Soon, Armour was developing a reputation as a great teacher of golf, not to mention as a great player of the game.
Armour jump-started his playing career in 1927 when he won the U.S. Open, defeating "Lighthorse" Harry Cooper in an 18-hole playoff. Armour went on to win the 1930 PGA and the 1931 British Open, becoming just the third golfer (after Jim Barnes and Walter Hagen) to win all three of those titles.
Other big wins included the 1929 Western Open (then considered a major) and three Canadian Open titles. Armour also played on the American team in a U.S. vs. Great Britain match prior to the 1926 British Open, a competition that some consider the "unofficial" start to the Ryder Cup (see Ryder Cup history).
As a player, Armour was considered one of the finest iron players of his - or any - era.

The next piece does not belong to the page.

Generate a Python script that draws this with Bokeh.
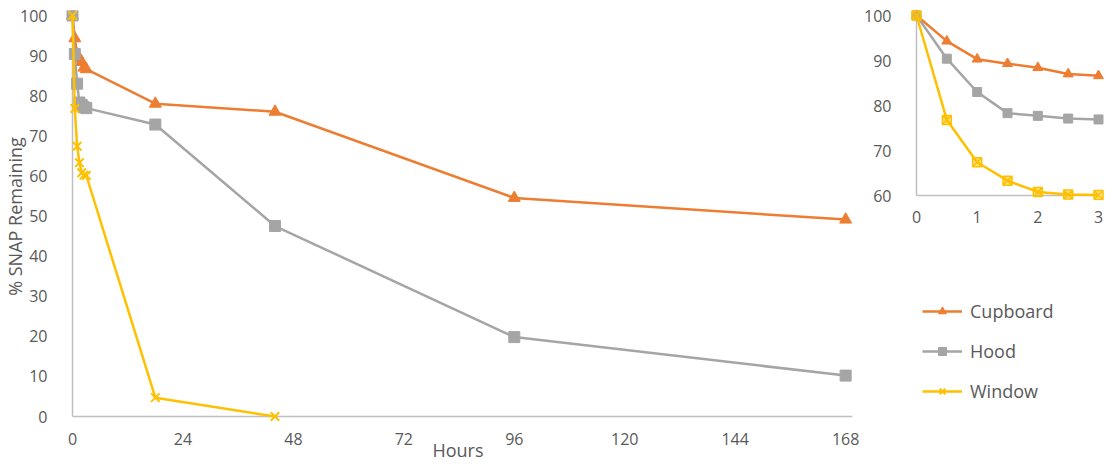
from bokeh.plotting import figure
from bokeh.layouts import row, column
from bokeh.models import Range1d, Legend, LegendItem, FixedTicker
from bokeh.embed import file_html
from bokeh.resources import INLINE

# ---------------- data ----------------
hours = [0, 0.5, 1, 1.5, 2, 2.5, 3, 18, 44, 96, 168]
cupboard = [100, 94.3, 90.3, 89.3, 88.4, 87.0, 86.6, 78.0, 76.0, 54.5, 49.1]
hood = [100, 90.4, 83.0, 78.3, 77.7, 77.1, 76.9, 72.8, 47.5, 19.8, 10.2]
window_hours = [0, 0.5, 1, 1.5, 2, 2.5, 3, 18, 44]
window = [100, 76.8, 67.4, 63.3, 60.8, 60.2, 60.1, 4.7, 0.0]
inset_n = 7  # first seven time points (0-3 h) shown in the inset

main_xticks = [0, 24, 48, 72, 96, 120, 144, 168]
main_yticks = [0, 10, 20, 30, 40, 50, 60, 70, 80, 90, 100]
inset_xticks = [0, 1, 2, 3]
inset_yticks = [60, 70, 80, 90, 100]

series_names = ["Cupboard", "Hood", "Window"]
colors = {"Cupboard": "#ED7D31", "Hood": "#A5A5A5", "Window": "#FFC000"}

FONT = "Open Sans"
TXT = "#595959"
AXC = "#BFBFBF"
H = 465


def style_axes(fig):
    for ax in (fig.xaxis[0], fig.yaxis[0]):
        ax.axis_line_color = None
        ax.major_tick_line_color = None
        ax.minor_tick_line_color = None
        ax.major_label_text_font = FONT
        ax.major_label_text_font_size = "16px"
        ax.major_label_text_color = TXT
        ax.axis_label_text_font = FONT
        ax.axis_label_text_font_size = "18px"
        ax.axis_label_text_font_style = "normal"
        ax.axis_label_text_color = TXT


# ---------------- main chart ----------------
px_h = 4.602   # px per hour
px_y = 4.01    # px per percent
fw, fh = 789, 412
x_start = -9 / px_h
x_end = x_start + fw / px_h
y_start = -6 / px_y
y_end = y_start + fh / px_y
PW = 63 + fw + 8

p = figure(width=PW, height=H, output_backend="svg", toolbar_location=None,
           x_range=Range1d(x_start, x_end), y_range=Range1d(y_start, y_end),
           min_border_left=63, min_border_right=8, min_border_top=10,
           min_border_bottom=H - 10 - fh)
p.outline_line_color = None
p.grid.visible = False
style_axes(p)
p.xaxis.ticker = FixedTicker(ticks=main_xticks)
p.yaxis.ticker = FixedTicker(ticks=main_yticks)
p.xaxis.major_label_standoff = 4
p.yaxis.major_label_standoff = 10
p.xaxis.axis_label = "Hours"
p.yaxis.axis_label = "% SNAP Remaining"
p.xaxis.axis_label_standoff = -10
p.yaxis.axis_label_standoff = -10

# axis lines at the data origin
p.segment(x0=[0, 0], y0=[0, 0], x1=[x_end, 0], y1=[0, 100], line_color=AXC, line_width=1.5)

p.line(hours, cupboard, line_color=colors["Cupboard"], line_width=2.5)
p.scatter(hours, cupboard, marker="triangle", size=12, fill_color=colors["Cupboard"],
          line_color=colors["Cupboard"])
p.line(hours, hood, line_color=colors["Hood"], line_width=2.5)
p.scatter(hours, hood, marker="square", size=11, fill_color=colors["Hood"], line_color=colors["Hood"])
p.line(window_hours, window, line_color=colors["Window"], line_width=2.5)
p.scatter(window_hours, window, marker="x", size=12, line_color=colors["Window"], line_width=2)

# ---------------- inset ----------------
ipx_x = 60.67
ipx_y = 4.5
ifw, ifh = 196, 191
ix_start = -6 / ipx_x
ix_end = ix_start + ifw / ipx_x
iy_start = 60 - 5 / ipx_y
iy_end = iy_start + ifh / ipx_y
QH = 230
QW = 50 + ifw + 1

q = figure(width=QW, height=QH, output_backend="svg", toolbar_location=None,
           x_range=Range1d(ix_start, ix_end), y_range=Range1d(iy_start, iy_end),
           min_border_left=50, min_border_right=1, min_border_top=9,
           min_border_bottom=QH - 9 - ifh)
q.outline_line_color = None
q.grid.visible = False
style_axes(q)
q.xaxis.ticker = FixedTicker(ticks=inset_xticks)
q.yaxis.ticker = FixedTicker(ticks=inset_yticks)
q.xaxis.major_label_standoff = 4
q.yaxis.major_label_standoff = 13

q.segment(x0=[0, 0], y0=[60, 60], x1=[3, 0], y1=[60, 100], line_color=AXC, line_width=1.5)

hi = hours[:inset_n]
q.line(hi, cupboard[:inset_n], line_color=colors["Cupboard"], line_width=2.5)
q.scatter(hi, cupboard[:inset_n], marker="triangle", size=10, fill_color=colors["Cupboard"],
          line_color=colors["Cupboard"])
q.line(hi, hood[:inset_n], line_color=colors["Hood"], line_width=2.5)
q.scatter(hi, hood[:inset_n], marker="square", size=9, fill_color=colors["Hood"], line_color=colors["Hood"])
q.line(window_hours[:inset_n], window[:inset_n], line_color=colors["Window"], line_width=2.5)
q.scatter(window_hours[:inset_n], window[:inset_n], marker="square_x", size=9,
          fill_color=colors["Window"], fill_alpha=0.45, line_color=colors["Window"], line_width=1.5)

# ---------------- legend panel ----------------
# the series are drawn again here but on ranges that keep them out of view;
# only their legend glyphs are visible
LH = H - QH
lg = figure(width=QW, height=LH, output_backend="svg", toolbar_location=None,
            x_range=Range1d(-20, -10), y_range=Range1d(-20, -10), x_axis_type=None, y_axis_type=None,
            min_border_left=0, min_border_right=0, min_border_top=0, min_border_bottom=0)
lg.outline_line_color = None
lg.grid.visible = False
series_y = {"Cupboard": (hours, cupboard), "Hood": (hours, hood), "Window": (window_hours, window)}
markers = {"Cupboard": "triangle", "Hood": "square", "Window": "x"}
msize = {"Cupboard": 12, "Hood": 11, "Window": 12}
items = []
for name in series_names:
    c = colors[name]
    xs, ys = series_y[name]
    lr = lg.line(xs, ys, line_color=c, line_width=2.5)
    sr = lg.scatter(xs, ys, marker=markers[name], size=msize[name], fill_color=c,
                    line_color=c, line_width=2 if name == "Window" else 1)
    items.append(LegendItem(label=name, renderers=[lr, sr]))
leg = Legend(items=items, location=(12, 62), orientation="vertical",
             glyph_width=40, glyph_height=20, spacing=16, padding=0, margin=0,
             label_standoff=8, label_text_font=FONT, label_text_font_size="18px",
             label_text_color=TXT, label_height=20,
             border_line_color=None, background_fill_alpha=0)
lg.add_layout(leg)

layout = row(p, column(q, lg, spacing=0), spacing=0)
open("out.html", "w").write(file_html(layout, INLINE))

Armour retired from competition following the 1935 PGA Tour season and turned full-time to teaching. He worked with many great players, including Lawson Little, Babe Didrikson Zaharias and Julius Boros. But he also taught ordinary golfers, charging some of the highest rates of the time.
In 1952, he published the seminal instructional book, "How to Play Your Best Golf All the Time" (compare prices), which is still considered a must-read for serious golfers.
Tommy Armour joined the World Golf Hall of Fame in 1976.